Data privacy comes into play here, because employees may claim that they should not have to disclose their medical records to their employer. Chile’s 1999 Protection of Private Life Law governs the processing of personal data of individuals and requires employers (or any data controller holding their personal information) to provide information to the data subject (employees fall in this category) on the data’s source, the purpose of storing the data and the list of persons who have access to this data.

Therefore, asking employees for their permission to process the health data provided on these cards is paramount to comply with these data privacy regulations, says Carey’s Aitken. The legal team and data privacy department must ensure steps are in place to safeguard employees’ medical data and keep any information disclosed to these teams confidential, too. That means investing sufficiently in cybersecurity processes to comply with data protection standards enshrined in Chilean law.   

If companies ask for this information, legal teams must decide if they have a strong case they can present to authorities should they be questioned on their decision to ask employees to obtain recovery cards. The main question, which remains unanswered, is what employers can do if an employee refuses to cooperate. With no law dictating what employers can demand of employees in these uncharted territories, legal teams must consider whether their company can ensure the necessary data protection measures – and the additional costs that processing private data gives to employers – can be met.

Some argue that the unprecedented nature of the current public health crisis makes such requests justifiable. “In my view, at this point of the pandemic a company does not have any other alternative to prevent infection besides asking the employee to get a test – at the company’s cost – or to show a discharge card. Any privacy concern should be weighed with the obligation to secure the health of the rest of the company,” says DLA Piper’s Parada.

Other factors to consider

Companies that are hiring will also have to tread very carefully. If they make possession of a release card a requirement for hire, this could be the basis of a discrimination claim against the business. With few companies hiring right now, this will be more of a potential concern in the coming months, when businesses start to go back to normal as lockdowns are lifted.

Under the Chilean constitution, individuals cannot be discriminated against on any grounds for work other than their capacity for the role. As only those who have tested positive for the virus can subsequently obtain a recovery card, possession of such a card would presumably be an unjustifiable – and discriminatory – requirement. On the other hand, if a company hires someone who turned out to be infectious, other employees may claim their employer created an unsafe and unhealthy environment for them to work in. Companies are trapped between a rock and a hard place, it would seem.

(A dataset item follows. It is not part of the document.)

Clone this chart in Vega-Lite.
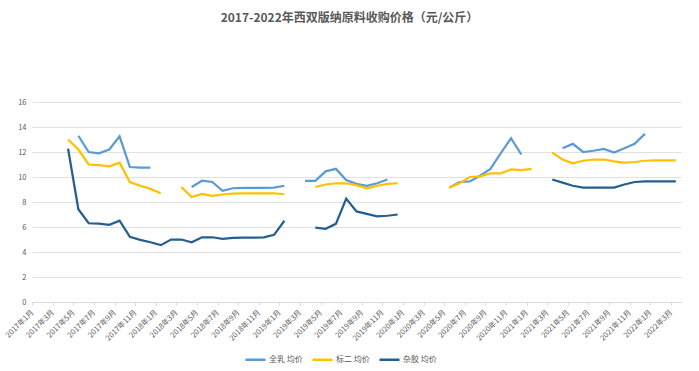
{
  "$schema": "https://vega.github.io/schema/vega-lite/v6.json",
  "width": 649,
  "height": 200,
  "autosize": {"type": "none"},
  "padding": {"left": 32, "top": 102, "right": 18, "bottom": 69},
  "background": "white",
  "config": {
    "font": "Noto Sans CJK SC",
    "view": {"stroke": null}
  },
  "title": {
    "text": "2017-2022年西双版纳原料收购价格（元/公斤）",
    "fontSize": 12,
    "fontWeight": "bold",
    "color": "#595959",
    "anchor": "middle",
    "dx": -7,
    "offset": 73
  },
  "data": {
    "values": [
      {"m": "2017年1月", "全乳 均价": null, "标二 均价": null, "杂胶 均价": null},
      {"m": "2017年2月", "全乳 均价": null, "标二 均价": null, "杂胶 均价": null},
      {"m": "2017年3月", "全乳 均价": null, "标二 均价": null, "杂胶 均价": null},
      {"m": "2017年4月", "全乳 均价": null, "标二 均价": 13.0, "杂胶 均价": 12.27},
      {"m": "2017年5月", "全乳 均价": 13.3, "标二 均价": 12.2, "杂胶 均价": 7.42},
      {"m": "2017年6月", "全乳 均价": 12.0, "标二 均价": 11.0, "杂胶 均价": 6.3},
      {"m": "2017年7月", "全乳 均价": 11.9, "标二 均价": 10.95, "杂胶 均价": 6.27},
      {"m": "2017年8月", "全乳 均价": 12.2, "标二 均价": 10.85, "杂胶 均价": 6.17},
      {"m": "2017年9月", "全乳 均价": 13.25, "标二 均价": 11.15, "杂胶 均价": 6.5},
      {"m": "2017年10月", "全乳 均价": 10.8, "标二 均价": 9.6, "杂胶 均价": 5.21},
      {"m": "2017年11月", "全乳 均价": 10.75, "标二 均价": 9.3, "杂胶 均价": 4.97},
      {"m": "2017年12月", "全乳 均价": 10.75, "标二 均价": 9.05, "杂胶 均价": 4.78},
      {"m": "2018年1月", "全乳 均价": null, "标二 均价": 8.7, "杂胶 均价": 4.55},
      {"m": "2018年2月", "全乳 均价": null, "标二 均价": null, "杂胶 均价": 5.0},
      {"m": "2018年3月", "全乳 均价": null, "标二 均价": 9.2, "杂胶 均价": 5.0},
      {"m": "2018年4月", "全乳 均价": 9.2, "标二 均价": 8.4, "杂胶 均价": 4.78},
      {"m": "2018年5月", "全乳 均价": 9.7, "标二 均价": 8.65, "杂胶 均价": 5.18},
      {"m": "2018年6月", "全乳 均价": 9.6, "标二 均价": 8.5, "杂胶 均价": 5.18},
      {"m": "2018年7月", "全乳 均价": 8.9, "标二 均价": 8.6, "杂胶 均价": 5.05},
      {"m": "2018年8月", "全乳 均价": 9.1, "标二 均价": 8.67, "杂胶 均价": 5.13},
      {"m": "2018年9月", "全乳 均价": 9.13, "标二 均价": 8.7, "杂胶 均价": 5.15},
      {"m": "2018年10月", "全乳 均价": 9.13, "标二 均价": 8.7, "杂胶 均价": 5.15},
      {"m": "2018年11月", "全乳 均价": 9.13, "标二 均价": 8.7, "杂胶 均价": 5.17},
      {"m": "2018年12月", "全乳 均价": 9.15, "标二 均价": 8.7, "杂胶 均价": 5.37},
      {"m": "2019年1月", "全乳 均价": 9.3, "标二 均价": 8.62, "杂胶 均价": 6.5},
      {"m": "2019年2月", "全乳 均价": null, "标二 均价": null, "杂胶 均价": null},
      {"m": "2019年3月", "全乳 均价": 9.7, "标二 均价": null, "杂胶 均价": null},
      {"m": "2019年4月", "全乳 均价": 9.7, "标二 均价": 9.2, "杂胶 均价": 5.95},
      {"m": "2019年5月", "全乳 均价": 10.45, "标二 均价": 9.4, "杂胶 均价": 5.85},
      {"m": "2019年6月", "全乳 均价": 10.65, "标二 均价": 9.5, "杂胶 均价": 6.25},
      {"m": "2019年7月", "全乳 均价": 9.75, "标二 均价": 9.5, "杂胶 均价": 8.27},
      {"m": "2019年8月", "全乳 均价": 9.45, "标二 均价": 9.35, "杂胶 均价": 7.25},
      {"m": "2019年9月", "全乳 均价": 9.3, "标二 均价": 9.1, "杂胶 均价": 7.05},
      {"m": "2019年10月", "全乳 均价": 9.5, "标二 均价": 9.3, "杂胶 均价": 6.85},
      {"m": "2019年11月", "全乳 均价": 9.8, "标二 均价": 9.45, "杂胶 均价": 6.9},
      {"m": "2019年12月", "全乳 均价": null, "标二 均价": 9.5, "杂胶 均价": 7.0},
      {"m": "2020年1月", "全乳 均价": null, "标二 均价": null, "杂胶 均价": null},
      {"m": "2020年2月", "全乳 均价": null, "标二 均价": null, "杂胶 均价": null},
      {"m": "2020年3月", "全乳 均价": null, "标二 均价": null, "杂胶 均价": null},
      {"m": "2020年4月", "全乳 均价": null, "标二 均价": null, "杂胶 均价": null},
      {"m": "2020年5月", "全乳 均价": 9.15, "标二 均价": 9.15, "杂胶 均价": null},
      {"m": "2020年6月", "全乳 均价": 9.6, "标二 均价": 9.5, "杂胶 均价": null},
      {"m": "2020年7月", "全乳 均价": 9.65, "标二 均价": 10.0, "杂胶 均价": null},
      {"m": "2020年8月", "全乳 均价": 10.1, "标二 均价": 10.05, "杂胶 均价": null},
      {"m": "2020年9月", "全乳 均价": 10.65, "标二 均价": 10.3, "杂胶 均价": null},
      {"m": "2020年10月", "全乳 均价": 11.9, "标二 均价": 10.3, "杂胶 均价": null},
      {"m": "2020年11月", "全乳 均价": 13.1, "标二 均价": 10.6, "杂胶 均价": null},
      {"m": "2020年12月", "全乳 均价": 11.8, "标二 均价": 10.55, "杂胶 均价": null},
      {"m": "2021年1月", "全乳 均价": null, "标二 均价": 10.65, "杂胶 均价": null},
      {"m": "2021年2月", "全乳 均价": null, "标二 均价": null, "杂胶 均价": null},
      {"m": "2021年3月", "全乳 均价": null, "标二 均价": 11.95, "杂胶 均价": 9.8},
      {"m": "2021年4月", "全乳 均价": 12.3, "标二 均价": 11.4, "杂胶 均价": 9.55},
      {"m": "2021年5月", "全乳 均价": 12.65, "标二 均价": 11.1, "杂胶 均价": 9.3},
      {"m": "2021年6月", "全乳 均价": 12.0, "标二 均价": 11.3, "杂胶 均价": 9.15},
      {"m": "2021年7月", "全乳 均价": 12.1, "标二 均价": 11.4, "杂胶 均价": 9.15},
      {"m": "2021年8月", "全乳 均价": 12.25, "标二 均价": 11.4, "杂胶 均价": 9.15},
      {"m": "2021年9月", "全乳 均价": 11.95, "标二 均价": 11.25, "杂胶 均价": 9.15},
      {"m": "2021年10月", "全乳 均价": 12.3, "标二 均价": 11.15, "杂胶 均价": 9.4},
      {"m": "2021年11月", "全乳 均价": 12.65, "标二 均价": 11.2, "杂胶 均价": 9.6},
      {"m": "2021年12月", "全乳 均价": 13.45, "标二 均价": 11.3, "杂胶 均价": 9.65},
      {"m": "2022年1月", "全乳 均价": null, "标二 均价": 11.33, "杂胶 均价": 9.65},
      {"m": "2022年2月", "全乳 均价": null, "标二 均价": 11.33, "杂胶 均价": 9.65},
      {"m": "2022年3月", "全乳 均价": null, "标二 均价": 11.33, "杂胶 均价": 9.65}
    ]
  },
  "transform": [
    {"fold": ["全乳 均价", "标二 均价", "杂胶 均价"], "as": ["s", "v"]}
  ],
  "mark": {"type": "line", "strokeWidth": 2.25, "invalid": "break-paths-show-domains"},
  "encoding": {
    "x": {
      "field": "m",
      "type": "ordinal",
      "sort": null,
      "scale": {
        "type": "point",
        "padding": 0.5,
        "domain": ["2017年1月","2017年2月","2017年3月","2017年4月","2017年5月","2017年6月","2017年7月","2017年8月","2017年9月","2017年10月","2017年11月","2017年12月","2018年1月","2018年2月","2018年3月","2018年4月","2018年5月","2018年6月","2018年7月","2018年8月","2018年9月","2018年10月","2018年11月","2018年12月","2019年1月","2019年2月","2019年3月","2019年4月","2019年5月","2019年6月","2019年7月","2019年8月","2019年9月","2019年10月","2019年11月","2019年12月","2020年1月","2020年2月","2020年3月","2020年4月","2020年5月","2020年6月","2020年7月","2020年8月","2020年9月","2020年10月","2020年11月","2020年12月","2021年1月","2021年2月","2021年3月","2021年4月","2021年5月","2021年6月","2021年7月","2021年8月","2021年9月","2021年10月","2021年11月","2021年12月","2022年1月","2022年2月","2022年3月"]
      },
      "axis": {
        "title": null,
        "values": ["2017年1月","2017年3月","2017年5月","2017年7月","2017年9月","2017年11月","2018年1月","2018年3月","2018年5月","2018年7月","2018年9月","2018年11月","2019年1月","2019年3月","2019年5月","2019年7月","2019年9月","2019年11月","2020年1月","2020年3月","2020年5月","2020年7月","2020年9月","2020年11月","2021年1月","2021年3月","2021年5月","2021年7月","2021年9月","2021年11月","2022年1月","2022年3月"],
        "labelAngle": -45,
        "labelAlign": "right",
        "labelBaseline": "middle",
        "labelFontSize": 7.5,
        "labelColor": "#595959",
        "labelPadding": 6,
        "labelOverlap": false,
        "tickOffset": -5,
        "tickSize": 3,
        "tickColor": "#D9D9D9",
        "domainColor": "#D9D9D9",
        "grid": false
      }
    },
    "y": {
      "field": "v",
      "type": "quantitative",
      "scale": {"domain": [0, 16], "nice": false},
      "axis": {
        "title": null,
        "values": [0, 2, 4, 6, 8, 10, 12, 14, 16],
        "labelFontSize": 7.5,
        "labelColor": "#595959",
        "labelPadding": 6,
        "ticks": false,
        "domain": false,
        "gridColor": "#D9D9D9",
        "gridWidth": 0.8
      }
    },
    "color": {
      "field": "s",
      "type": "nominal",
      "sort": ["全乳 均价", "标二 均价", "杂胶 均价"],
      "scale": {"domain": ["全乳 均价", "标二 均价", "杂胶 均价"], "range": ["#5B9BD5", "#FFC000", "#255E91"]},
      "legend": {
        "title": null,
        "orient": "none",
        "direction": "horizontal",
        "legendX": 212,
        "legendY": 246,
        "symbolType": "stroke",
        "symbolSize": 400,
        "symbolStrokeWidth": 2.5,
        "labelFontSize": 8,
        "labelColor": "#595959",
        "labelOffset": 2,
        "columnPadding": 4
      }
    }
  }
}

But what seems clear is that if a company does decide to use recovery cards, in no way are they to be used as a free pass to slack on vital health and safety measures. The government has enforced various measures to protect citizens, and these enhanced public sanitation measures will remain for the foreseeable future given that Chile is far from its peak of infections.

The card does not constitute immunity, and companies have to remain fully compliant with government-endorsed sanitation measures to ensure the health and safety of their entire workforce. Taking a multifaceted approach stands a company in a good position to survive this pandemic. “Employers have an obligation towards all employees to maintain a healthy working environment, and these “recovery cards” go exactly in that direction, along with complying with the protocols for workspace disinfection and infection case handling,” says DLA Piper’s Parada.